SUPPLIED INFORMATION:

********************

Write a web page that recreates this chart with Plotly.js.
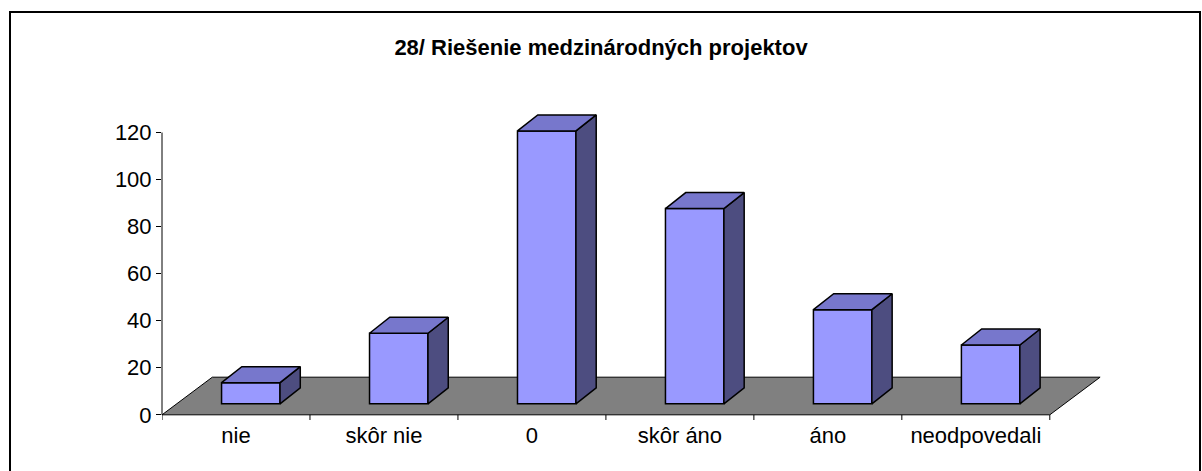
<!DOCTYPE html>
<html>
<head>
<meta charset="utf-8">
<script src="https://cdn.plot.ly/plotly-3.0.1.min.js"></script>
<style>
  html, body { margin: 0; padding: 0; background: #ffffff; }
  #wrap { position: relative; width: 1202px; height: 471px; overflow: hidden; }
  #chart { position: absolute; left: 0; top: 0; width: 1202px; height: 471px; }
  #frame { position: absolute; left: 9px; top: 11px; width: 1192px; height: 480px;
           border: 2px solid #000; pointer-events: none; box-sizing: border-box; }
</style>
</head>
<body>
<div id="wrap">
  <div id="chart"></div>
  <div id="frame"></div>
</div>
<script>
// ---- data ----
const categories = ['nie', 'skôr nie', '0', 'skôr áno', 'áno', 'neodpovedali'];
const values = [9, 30, 116, 83, 40, 25];
const yTickVals = [0, 20, 40, 60, 80, 100, 120];
const titleText = '28/ Riešenie medzinárodných projektov';

// ---- 3D look (styling, in axis units) ----
const FLOOR_DX = 0.34, FLOOR_DY = 16.0;   // depth of the floor
const BAR_SHIFT = 0.1, BAR_BASE = 4.68;   // where bar fronts stand on the floor
const BAR_W = 0.395;                      // bar width
const DEPTH_DX = 0.137, DEPTH_DY = 6.8;   // bar depth
const FRONT = '#9999FF', TOP = '#7777CC', SIDE = '#4D4D80', FLOOR = '#808080';

// ---- layout geometry ----
const PX_X = 148, PX_Y = 2.3525;
const XR = [-0.5, 5.9], YR = [-2.2, 130];
const L = 162, ZERO_Y = 415;
const plotW = (XR[1] - XR[0]) * PX_X;
const T = ZERO_Y - YR[1] * PX_Y;
const B = 471 - (ZERO_Y - YR[0] * PX_Y);
const R = 1202 - L - plotW;

const FONT = 'Liberation Sans, Arial, sans-serif';
const n = categories.length;
const idx = categories.map((_, i) => i);

const traces = [];
// front faces: real bars
traces.push({
  type: 'bar',
  x: idx.map(i => i + BAR_SHIFT),
  y: values,
  base: values.map(() => BAR_BASE),
  width: BAR_W,
  marker: { color: FRONT, line: { color: '#000', width: 1.5 } },
  hoverinfo: 'skip', showlegend: false
});
// side & top faces
values.forEach((v, i) => {
  const xl = i + BAR_SHIFT - BAR_W / 2, xr = xl + BAR_W;
  const yb = BAR_BASE, yt = BAR_BASE + v;
  traces.push({
    type: 'scatter', mode: 'lines', fill: 'toself', fillcolor: SIDE,
    x: [xr, xr + DEPTH_DX, xr + DEPTH_DX, xr, xr],
    y: [yb, yb + DEPTH_DY, yt + DEPTH_DY, yt, yb],
    line: { color: '#000', width: 1.5 }, hoverinfo: 'skip', showlegend: false
  });
  traces.push({
    type: 'scatter', mode: 'lines', fill: 'toself', fillcolor: TOP,
    x: [xl, xr, xr + DEPTH_DX, xl + DEPTH_DX, xl],
    y: [yt, yt, yt + DEPTH_DY, yt + DEPTH_DY, yt],
    line: { color: '#000', width: 1.5 }, hoverinfo: 'skip', showlegend: false
  });
});

const shapes = [];
// floor
const fx0 = -0.5, fx1 = n - 0.5;
shapes.push({
  type: 'path', xref: 'x', yref: 'y', layer: 'below',
  path: `M ${fx0},0 L ${fx1},0 L ${fx1 + FLOOR_DX},${FLOOR_DY} L ${fx0 + FLOOR_DX},${FLOOR_DY} Z`,
  fillcolor: FLOOR, line: { color: '#000', width: 1 }
});
// value axis line
shapes.push({
  type: 'line', xref: 'paper', yref: 'y', x0: 0, x1: 0,
  y0: 0, y1: yTickVals[yTickVals.length - 1],
  line: { color: '#000', width: 1 }
});
// category boundary ticks
for (let k = 0; k <= n; k++) {
  shapes.push({
    type: 'line', xref: 'x', yref: 'y', x0: k - 0.5, x1: k - 0.5,
    y0: 0, y1: YR[0], line: { color: '#000', width: 1 }
  });
}

const layout = {
  width: 1202, height: 471,
  margin: { l: L, r: R, t: T, b: B, pad: 0 },
  paper_bgcolor: '#ffffff', plot_bgcolor: 'rgba(0,0,0,0)',
  font: { family: FONT, size: 22, color: '#000' },
  title: {
    text: '<b>' + titleText + '</b>',
    font: { family: FONT, size: 22, color: '#000' },
    x: 0.5, xref: 'container', xanchor: 'center',
    y: 1 - 47 / 471, yref: 'container', yanchor: 'middle'
  },
  xaxis: {
    range: XR, tickvals: idx, ticktext: categories, ticks: '',
    showline: false, showgrid: false, zeroline: false,
    tickfont: { family: FONT, size: 22, color: '#000' },
    fixedrange: true
  },
  yaxis: {
    range: YR, tickvals: yTickVals, ticktext: yTickVals.map(String),
    ticks: 'outside', ticklen: 5, tickcolor: '#000', tickwidth: 1,
    showline: false, showgrid: false, zeroline: false,
    tickfont: { family: FONT, size: 22, color: '#000' },
    fixedrange: true
  },
  shapes: shapes,
  showlegend: false,
  bargap: 0
};

Plotly.newPlot('chart', traces, layout, { displayModeBar: false, staticPlot: true });
</script>
</body>
</html>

********************

DO THIS:
Transcribe the whole listing, character for character, but not its images.

FINAL RESULT:
Write a web page that recreates this chart with Plotly.js.
<!DOCTYPE html>
<html>
<head>
<meta charset="utf-8">
<script src="https://cdn.plot.ly/plotly-3.0.1.min.js"></script>
<style>
  html, body { margin: 0; padding: 0; background: #ffffff; }
  #wrap { position: relative; width: 1202px; height: 471px; overflow: hidden; }
  #chart { position: absolute; left: 0; top: 0; width: 1202px; height: 471px; }
  #frame { position: absolute; left: 9px; top: 11px; width: 1192px; height: 480px;
           border: 2px solid #000; pointer-events: none; box-sizing: border-box; }
</style>
</head>
<body>
<div id="wrap">
  <div id="chart"></div>
  <div id="frame"></div>
</div>
<script>
// ---- data ----
const categories = ['nie', 'skôr nie', '0', 'skôr áno', 'áno', 'neodpovedali'];
const values = [9, 30, 116, 83, 40, 25];
const yTickVals = [0, 20, 40, 60, 80, 100, 120];
const titleText = '28/ Riešenie medzinárodných projektov';

// ---- 3D look (styling, in axis units) ----
const FLOOR_DX = 0.34, FLOOR_DY = 16.0;   // depth of the floor
const BAR_SHIFT = 0.1, BAR_BASE = 4.68;   // where bar fronts stand on the floor
const BAR_W = 0.395;                      // bar width
const DEPTH_DX = 0.137, DEPTH_DY = 6.8;   // bar depth
const FRONT = '#9999FF', TOP = '#7777CC', SIDE = '#4D4D80', FLOOR = '#808080';

// ---- layout geometry ----
const PX_X = 148, PX_Y = 2.3525;
const XR = [-0.5, 5.9], YR = [-2.2, 130];
const L = 162, ZERO_Y = 415;
const plotW = (XR[1] - XR[0]) * PX_X;
const T = ZERO_Y - YR[1] * PX_Y;
const B = 471 - (ZERO_Y - YR[0] * PX_Y);
const R = 1202 - L - plotW;

const FONT = 'Liberation Sans, Arial, sans-serif';
const n = categories.length;
const idx = categories.map((_, i) => i);

const traces = [];
// front faces: real bars
traces.push({
  type: 'bar',
  x: idx.map(i => i + BAR_SHIFT),
  y: values,
  base: values.map(() => BAR_BASE),
  width: BAR_W,
  marker: { color: FRONT, line: { color: '#000', width: 1.5 } },
  hoverinfo: 'skip', showlegend: false
});
// side & top faces
values.forEach((v, i) => {
  const xl = i + BAR_SHIFT - BAR_W / 2, xr = xl + BAR_W;
  const yb = BAR_BASE, yt = BAR_BASE + v;
  traces.push({
    type: 'scatter', mode: 'lines', fill: 'toself', fillcolor: SIDE,
    x: [xr, xr + DEPTH_DX, xr + DEPTH_DX, xr, xr],
    y: [yb, yb + DEPTH_DY, yt + DEPTH_DY, yt, yb],
    line: { color: '#000', width: 1.5 }, hoverinfo: 'skip', showlegend: false
  });
  traces.push({
    type: 'scatter', mode: 'lines', fill: 'toself', fillcolor: TOP,
    x: [xl, xr, xr + DEPTH_DX, xl + DEPTH_DX, xl],
    y: [yt, yt, yt + DEPTH_DY, yt + DEPTH_DY, yt],
    line: { color: '#000', width: 1.5 }, hoverinfo: 'skip', showlegend: false
  });
});

const shapes = [];
// floor
const fx0 = -0.5, fx1 = n - 0.5;
shapes.push({
  type: 'path', xref: 'x', yref: 'y', layer: 'below',
  path: `M ${fx0},0 L ${fx1},0 L ${fx1 + FLOOR_DX},${FLOOR_DY} L ${fx0 + FLOOR_DX},${FLOOR_DY} Z`,
  fillcolor: FLOOR, line: { color: '#000', width: 1 }
});
// value axis line
shapes.push({
  type: 'line', xref: 'paper', yref: 'y', x0: 0, x1: 0,
  y0: 0, y1: yTickVals[yTickVals.length - 1],
  line: { color: '#000', width: 1 }
});
// category boundary ticks
for (let k = 0; k <= n; k++) {
  shapes.push({
    type: 'line', xref: 'x', yref: 'y', x0: k - 0.5, x1: k - 0.5,
    y0: 0, y1: YR[0], line: { color: '#000', width: 1 }
  });
}

const layout = {
  width: 1202, height: 471,
  margin: { l: L, r: R, t: T, b: B, pad: 0 },
  paper_bgcolor: '#ffffff', plot_bgcolor: 'rgba(0,0,0,0)',
  font: { family: FONT, size: 22, color: '#000' },
  title: {
    text: '<b>' + titleText + '</b>',
    font: { family: FONT, size: 22, color: '#000' },
    x: 0.5, xref: 'container', xanchor: 'center',
    y: 1 - 47 / 471, yref: 'container', yanchor: 'middle'
  },
  xaxis: {
    range: XR, tickvals: idx, ticktext: categories, ticks: '',
    showline: false, showgrid: false, zeroline: false,
    tickfont: { family: FONT, size: 22, color: '#000' },
    fixedrange: true
  },
  yaxis: {
    range: YR, tickvals: yTickVals, ticktext: yTickVals.map(String),
    ticks: 'outside', ticklen: 5, tickcolor: '#000', tickwidth: 1,
    showline: false, showgrid: false, zeroline: false,
    tickfont: { family: FONT, size: 22, color: '#000' },
    fixedrange: true
  },
  shapes: shapes,
  showlegend: false,
  bargap: 0
};

Plotly.newPlot('chart', traces, layout, { displayModeBar: false, staticPlot: true });
</script>
</body>
</html>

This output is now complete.